- **PROBLEM REQUIREMENTS**
In the records below, reproduce exactly the lines from the one containing "Give me the" through the one containing "from matplotlib.patches import Patch", both included, and omit the pictures.

[Code that draws figures]
____________
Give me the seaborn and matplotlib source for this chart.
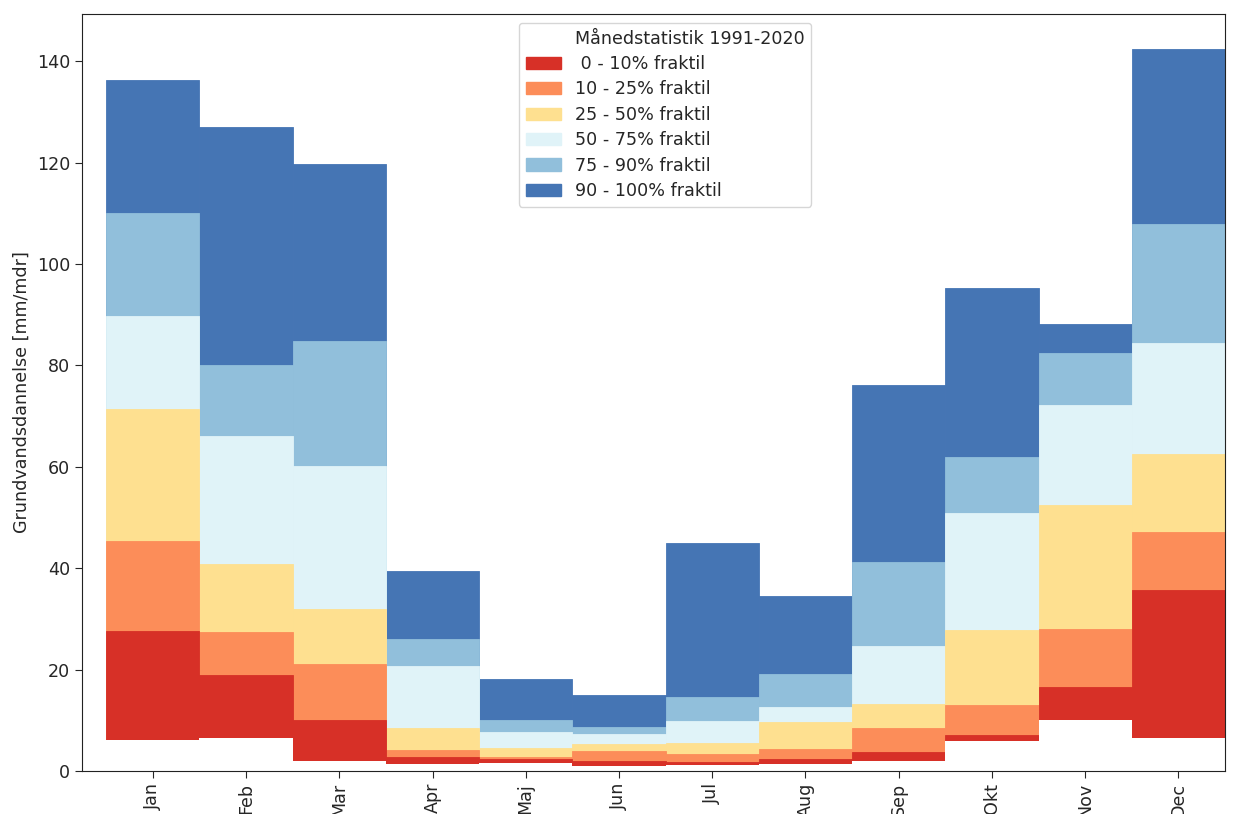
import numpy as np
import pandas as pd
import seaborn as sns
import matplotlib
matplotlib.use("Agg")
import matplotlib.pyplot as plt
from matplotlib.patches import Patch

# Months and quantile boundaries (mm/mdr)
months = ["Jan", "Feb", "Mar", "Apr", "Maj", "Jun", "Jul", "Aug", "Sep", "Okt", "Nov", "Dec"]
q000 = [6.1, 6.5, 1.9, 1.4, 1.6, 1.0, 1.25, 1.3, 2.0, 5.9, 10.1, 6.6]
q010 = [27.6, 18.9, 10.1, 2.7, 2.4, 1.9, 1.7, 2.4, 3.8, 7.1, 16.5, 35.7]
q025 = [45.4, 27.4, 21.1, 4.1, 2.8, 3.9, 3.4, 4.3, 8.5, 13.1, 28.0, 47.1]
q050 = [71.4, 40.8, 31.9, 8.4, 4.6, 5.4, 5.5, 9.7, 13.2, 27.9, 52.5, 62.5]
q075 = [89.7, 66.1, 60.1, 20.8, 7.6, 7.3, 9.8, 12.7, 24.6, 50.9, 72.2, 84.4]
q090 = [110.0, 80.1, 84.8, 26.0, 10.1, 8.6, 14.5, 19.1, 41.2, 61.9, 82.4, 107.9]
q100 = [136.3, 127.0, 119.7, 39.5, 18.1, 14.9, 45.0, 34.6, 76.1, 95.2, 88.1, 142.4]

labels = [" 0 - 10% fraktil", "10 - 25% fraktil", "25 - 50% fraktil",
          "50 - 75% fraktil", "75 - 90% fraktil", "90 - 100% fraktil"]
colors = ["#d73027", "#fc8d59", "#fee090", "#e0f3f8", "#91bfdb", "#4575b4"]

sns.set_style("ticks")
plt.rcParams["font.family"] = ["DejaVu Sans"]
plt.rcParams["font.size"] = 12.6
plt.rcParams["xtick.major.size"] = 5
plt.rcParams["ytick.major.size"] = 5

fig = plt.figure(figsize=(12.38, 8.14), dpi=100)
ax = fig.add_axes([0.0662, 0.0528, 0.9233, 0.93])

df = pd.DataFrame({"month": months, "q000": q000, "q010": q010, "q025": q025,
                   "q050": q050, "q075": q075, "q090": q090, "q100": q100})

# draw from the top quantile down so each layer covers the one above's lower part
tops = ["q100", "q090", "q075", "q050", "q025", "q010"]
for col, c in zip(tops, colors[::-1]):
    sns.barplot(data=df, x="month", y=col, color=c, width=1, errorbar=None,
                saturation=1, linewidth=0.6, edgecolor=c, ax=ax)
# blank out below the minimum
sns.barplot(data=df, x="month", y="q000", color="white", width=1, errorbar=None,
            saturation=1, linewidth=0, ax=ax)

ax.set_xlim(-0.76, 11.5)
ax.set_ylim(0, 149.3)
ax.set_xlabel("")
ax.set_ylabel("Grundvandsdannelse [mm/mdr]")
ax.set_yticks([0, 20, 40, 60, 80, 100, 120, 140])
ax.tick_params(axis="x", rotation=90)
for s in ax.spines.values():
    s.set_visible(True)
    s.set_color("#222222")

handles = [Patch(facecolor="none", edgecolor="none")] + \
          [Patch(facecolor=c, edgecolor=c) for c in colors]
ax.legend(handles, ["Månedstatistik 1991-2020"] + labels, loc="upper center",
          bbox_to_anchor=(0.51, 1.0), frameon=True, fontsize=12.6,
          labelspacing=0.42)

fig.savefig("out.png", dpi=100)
____________
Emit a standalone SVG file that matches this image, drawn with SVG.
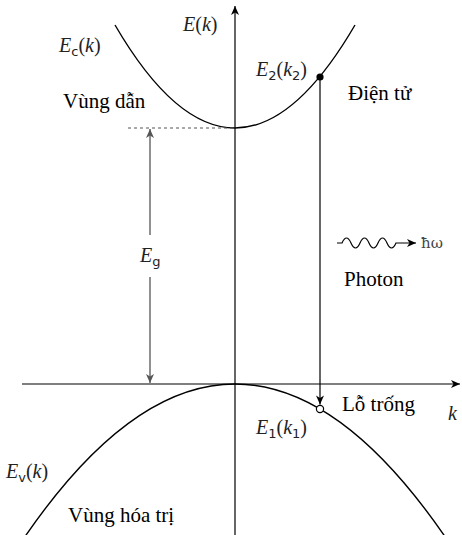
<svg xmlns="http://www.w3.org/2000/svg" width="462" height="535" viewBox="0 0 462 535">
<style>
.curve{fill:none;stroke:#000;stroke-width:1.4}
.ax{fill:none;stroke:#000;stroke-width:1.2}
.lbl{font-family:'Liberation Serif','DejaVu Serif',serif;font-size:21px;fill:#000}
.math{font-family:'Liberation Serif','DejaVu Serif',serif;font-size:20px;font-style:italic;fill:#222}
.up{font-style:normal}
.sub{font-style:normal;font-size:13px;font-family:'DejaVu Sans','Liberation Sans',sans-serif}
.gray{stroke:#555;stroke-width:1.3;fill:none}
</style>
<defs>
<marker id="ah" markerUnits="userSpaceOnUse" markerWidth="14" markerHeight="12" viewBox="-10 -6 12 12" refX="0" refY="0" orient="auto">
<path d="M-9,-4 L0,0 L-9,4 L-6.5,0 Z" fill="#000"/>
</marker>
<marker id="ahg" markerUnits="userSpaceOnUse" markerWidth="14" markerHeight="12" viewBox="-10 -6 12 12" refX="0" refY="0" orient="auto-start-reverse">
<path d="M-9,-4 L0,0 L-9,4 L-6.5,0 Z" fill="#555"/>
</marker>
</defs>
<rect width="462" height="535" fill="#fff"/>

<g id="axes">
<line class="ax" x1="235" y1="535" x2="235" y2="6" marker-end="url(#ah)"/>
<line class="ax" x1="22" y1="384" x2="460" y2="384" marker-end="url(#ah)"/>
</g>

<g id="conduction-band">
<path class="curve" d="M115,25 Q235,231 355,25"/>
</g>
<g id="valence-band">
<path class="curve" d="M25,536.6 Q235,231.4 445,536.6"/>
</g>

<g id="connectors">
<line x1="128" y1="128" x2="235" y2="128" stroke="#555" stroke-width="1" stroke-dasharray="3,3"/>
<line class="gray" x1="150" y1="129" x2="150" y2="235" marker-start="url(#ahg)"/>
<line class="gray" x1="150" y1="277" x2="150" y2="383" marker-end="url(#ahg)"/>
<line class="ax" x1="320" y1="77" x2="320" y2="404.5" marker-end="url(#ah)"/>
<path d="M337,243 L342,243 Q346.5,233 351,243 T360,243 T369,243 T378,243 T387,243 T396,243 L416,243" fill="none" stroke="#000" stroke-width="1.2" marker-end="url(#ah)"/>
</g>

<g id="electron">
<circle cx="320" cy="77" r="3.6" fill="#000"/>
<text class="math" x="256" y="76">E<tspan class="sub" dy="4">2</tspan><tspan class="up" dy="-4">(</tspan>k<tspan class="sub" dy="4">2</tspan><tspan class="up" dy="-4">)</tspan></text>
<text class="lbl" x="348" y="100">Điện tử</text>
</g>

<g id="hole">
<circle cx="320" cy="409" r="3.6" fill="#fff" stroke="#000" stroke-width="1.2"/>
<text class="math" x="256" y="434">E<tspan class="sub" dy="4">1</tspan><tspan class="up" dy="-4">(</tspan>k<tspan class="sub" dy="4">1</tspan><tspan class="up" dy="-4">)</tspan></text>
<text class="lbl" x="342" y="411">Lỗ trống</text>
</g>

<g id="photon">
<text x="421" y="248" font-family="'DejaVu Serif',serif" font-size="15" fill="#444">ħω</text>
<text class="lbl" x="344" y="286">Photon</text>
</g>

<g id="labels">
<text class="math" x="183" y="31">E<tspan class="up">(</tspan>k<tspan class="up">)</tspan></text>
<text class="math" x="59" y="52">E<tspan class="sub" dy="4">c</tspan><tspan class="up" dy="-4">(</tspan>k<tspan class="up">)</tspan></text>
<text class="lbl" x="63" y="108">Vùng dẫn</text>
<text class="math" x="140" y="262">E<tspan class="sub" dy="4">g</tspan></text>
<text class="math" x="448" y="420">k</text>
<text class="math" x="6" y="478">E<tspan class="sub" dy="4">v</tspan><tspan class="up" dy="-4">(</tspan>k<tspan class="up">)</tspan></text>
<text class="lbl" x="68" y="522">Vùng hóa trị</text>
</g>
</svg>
____________
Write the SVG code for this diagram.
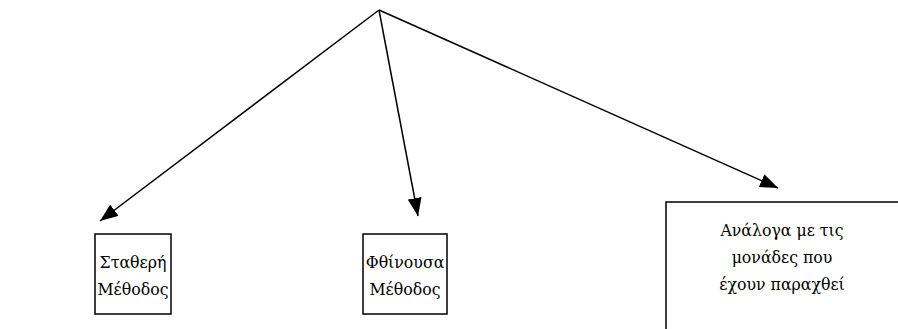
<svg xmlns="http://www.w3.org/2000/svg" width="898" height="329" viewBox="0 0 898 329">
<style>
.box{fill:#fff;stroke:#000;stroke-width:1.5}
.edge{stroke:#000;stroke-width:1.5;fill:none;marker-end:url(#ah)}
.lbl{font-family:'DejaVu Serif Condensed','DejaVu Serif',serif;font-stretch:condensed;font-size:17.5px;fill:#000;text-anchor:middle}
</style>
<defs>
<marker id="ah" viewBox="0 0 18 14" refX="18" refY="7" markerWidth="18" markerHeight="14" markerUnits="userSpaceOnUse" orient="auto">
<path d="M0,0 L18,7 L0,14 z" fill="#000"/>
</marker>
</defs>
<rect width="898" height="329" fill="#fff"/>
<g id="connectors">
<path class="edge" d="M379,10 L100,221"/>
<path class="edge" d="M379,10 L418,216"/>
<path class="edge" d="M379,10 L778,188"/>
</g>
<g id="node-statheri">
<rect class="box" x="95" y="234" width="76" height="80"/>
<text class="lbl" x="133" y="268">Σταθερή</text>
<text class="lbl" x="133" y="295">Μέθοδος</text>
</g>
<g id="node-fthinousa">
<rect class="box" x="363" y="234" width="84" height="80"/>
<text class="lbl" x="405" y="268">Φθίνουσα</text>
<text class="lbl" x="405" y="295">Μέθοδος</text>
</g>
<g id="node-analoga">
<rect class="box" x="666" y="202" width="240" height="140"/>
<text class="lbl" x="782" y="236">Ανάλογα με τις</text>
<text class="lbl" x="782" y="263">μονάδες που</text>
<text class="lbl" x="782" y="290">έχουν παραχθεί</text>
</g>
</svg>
____________
- **WRITTEN REPLY**
Give me the seaborn and matplotlib source for this chart.
import numpy as np
import pandas as pd
import seaborn as sns
import matplotlib
matplotlib.use("Agg")
import matplotlib.pyplot as plt
from matplotlib.patches import Patch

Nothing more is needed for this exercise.